頼もしいアイテムを入手し、不安な気持ちからは一時解放された。
身体の回復を図るため、近くの温泉で湯治。
昨日の教訓より、ぎりぎりまで焚き火で粘る。
寒さで途中起きるのは嫌だった。

時刻は0:00。
寝る準備に取り掛かる。

首元、腰にカイロを貼る。
チンチンに沸かしたケトルから、熱々のお湯を湯たんぽに注ぐ。
着る毛布。肌さわりが良い。
肌着の上に羽織ることにした。暖かさを感じる。
この上にダウンを2枚重ねで着こんだ。
昨日よりも良さそうだ。
カバーを付けた心許ないインナーシュラフに身体を預ける。
就寝。

5:00に目が覚めた。
途中起きることはなかったが、外気にさらした皮膚が痛い。
顔、指先、つま先。
顔は浅黒く変色。火照って触るとガサガサする。
凍傷では?!
なんで靴下、ダーンタフはいてこなかったんだろう…。
焚き火で朝ソバ食べて暖をとる。

とにかく生きた。生きながらえた。
人間ってそんな簡単には死なないものだと思った。
【結論】
着る毛布は急場しのぎにはなったが、露出した肌はダメージを負った。
本来したかった冬のキャンプ装備
シュラフはモンベルのダウンハガー650#1を使用している。

コンフォート温度は-4℃、リミットは-10℃のスペックであるが、4年目ともなると10℃以下でも寒さを感じるようになってきた。
それを補うために導入したのが、インナーシーツと寝袋カバー。
インナーシーツはシュラフの中に着込むことで保温性を高め、寝汗を寝袋につくのを防いでくれる。

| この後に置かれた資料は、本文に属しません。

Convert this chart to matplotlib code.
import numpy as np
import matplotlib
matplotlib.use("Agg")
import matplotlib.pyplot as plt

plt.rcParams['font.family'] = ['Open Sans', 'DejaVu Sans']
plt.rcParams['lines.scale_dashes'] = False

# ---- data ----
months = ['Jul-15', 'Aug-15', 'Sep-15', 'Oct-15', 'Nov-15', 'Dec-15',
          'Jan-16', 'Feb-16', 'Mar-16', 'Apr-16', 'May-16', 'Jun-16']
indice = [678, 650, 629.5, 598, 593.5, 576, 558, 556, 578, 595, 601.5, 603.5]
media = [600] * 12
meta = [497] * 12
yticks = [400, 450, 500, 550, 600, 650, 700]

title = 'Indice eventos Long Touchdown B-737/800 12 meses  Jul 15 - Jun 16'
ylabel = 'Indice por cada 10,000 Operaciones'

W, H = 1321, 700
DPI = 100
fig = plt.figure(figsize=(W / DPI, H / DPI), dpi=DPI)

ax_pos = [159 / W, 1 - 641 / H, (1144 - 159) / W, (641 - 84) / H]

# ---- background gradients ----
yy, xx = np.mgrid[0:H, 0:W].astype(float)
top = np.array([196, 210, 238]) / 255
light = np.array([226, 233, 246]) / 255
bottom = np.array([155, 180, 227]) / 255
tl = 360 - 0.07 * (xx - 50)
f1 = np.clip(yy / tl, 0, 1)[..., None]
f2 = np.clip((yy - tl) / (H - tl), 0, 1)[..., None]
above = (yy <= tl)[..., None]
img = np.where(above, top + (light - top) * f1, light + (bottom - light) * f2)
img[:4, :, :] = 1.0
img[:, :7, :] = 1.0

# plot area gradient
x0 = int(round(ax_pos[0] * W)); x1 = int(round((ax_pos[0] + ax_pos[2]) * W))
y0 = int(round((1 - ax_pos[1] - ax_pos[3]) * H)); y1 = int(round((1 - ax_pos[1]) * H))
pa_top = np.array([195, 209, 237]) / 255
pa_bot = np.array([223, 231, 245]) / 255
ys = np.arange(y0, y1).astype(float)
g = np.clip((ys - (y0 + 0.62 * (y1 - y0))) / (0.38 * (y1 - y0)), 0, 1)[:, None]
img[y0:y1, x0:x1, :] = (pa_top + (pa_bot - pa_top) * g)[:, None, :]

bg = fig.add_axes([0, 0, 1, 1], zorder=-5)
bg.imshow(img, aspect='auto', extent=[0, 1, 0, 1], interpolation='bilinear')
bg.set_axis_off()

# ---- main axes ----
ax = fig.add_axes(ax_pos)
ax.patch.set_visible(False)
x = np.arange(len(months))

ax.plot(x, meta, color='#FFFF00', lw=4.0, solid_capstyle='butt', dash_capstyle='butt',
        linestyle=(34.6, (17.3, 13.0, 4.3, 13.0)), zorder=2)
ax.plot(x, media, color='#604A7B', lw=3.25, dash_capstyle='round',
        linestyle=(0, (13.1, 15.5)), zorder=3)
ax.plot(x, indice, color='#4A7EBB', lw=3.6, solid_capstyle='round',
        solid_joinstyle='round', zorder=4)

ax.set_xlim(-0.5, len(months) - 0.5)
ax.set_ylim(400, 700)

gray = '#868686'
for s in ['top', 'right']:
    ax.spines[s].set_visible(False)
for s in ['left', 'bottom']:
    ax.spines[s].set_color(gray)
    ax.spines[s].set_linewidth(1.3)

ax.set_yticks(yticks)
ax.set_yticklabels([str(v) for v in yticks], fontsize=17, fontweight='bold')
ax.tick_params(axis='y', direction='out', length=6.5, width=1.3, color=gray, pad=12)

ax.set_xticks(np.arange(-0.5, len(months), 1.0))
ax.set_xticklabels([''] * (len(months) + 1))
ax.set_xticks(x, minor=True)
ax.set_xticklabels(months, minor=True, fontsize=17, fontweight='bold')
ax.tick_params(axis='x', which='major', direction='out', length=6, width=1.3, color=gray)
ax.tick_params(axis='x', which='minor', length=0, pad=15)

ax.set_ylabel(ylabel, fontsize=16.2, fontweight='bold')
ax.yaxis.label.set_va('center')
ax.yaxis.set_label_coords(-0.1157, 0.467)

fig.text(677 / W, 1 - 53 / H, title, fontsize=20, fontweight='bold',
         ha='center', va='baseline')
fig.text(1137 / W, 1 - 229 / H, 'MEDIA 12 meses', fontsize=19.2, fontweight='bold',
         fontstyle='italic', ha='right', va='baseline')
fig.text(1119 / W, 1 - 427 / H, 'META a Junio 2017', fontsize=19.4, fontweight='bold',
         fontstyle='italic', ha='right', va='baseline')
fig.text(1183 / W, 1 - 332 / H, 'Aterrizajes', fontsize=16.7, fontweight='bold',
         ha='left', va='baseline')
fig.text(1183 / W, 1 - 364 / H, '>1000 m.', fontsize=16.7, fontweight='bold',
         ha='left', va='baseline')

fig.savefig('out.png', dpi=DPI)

寝袋カバーは何十年も前に買ったColeman。廃盤品。

アルミ蒸着されており結露から防ぐ。
経年劣化で若干加水分解しボロがきてるが、シュラフと組み合わせると効果は抜群。
下に紹介するのは購入検討中の寝袋カバー。もうボロボロなので。。
そして背面を冷気から防ぐマット。

断熱性を表すR値は2.3。

これにカイロと湯たんぽを加えることで快適な睡眠を確保することができたのだが…。
因みに紹介する湯たんぽはサイズがコンパクトでソロキャンプに最適。
但しは朝までは持たない。
カイロはどのメーカーでもよいが、貼るタイプをおススメする。
首元、背中、腰に貼ると効果的である。
寝袋なし 2泊3日冬キャンプを終えて

冬キャンプで寝袋を忘れるといった大失態。
寝袋の効果を高めるインナーシュラフと寝袋カバー。
主役なしには到底寝ることは出来ないと悟った。
どうにかこうにか夜を明かすことは出来たが、
くれぐれも寝袋はお忘れなく…。
今回のキャンプは、忘れ物の代償の大きさを改めて教えてくれる貴重な体験となった。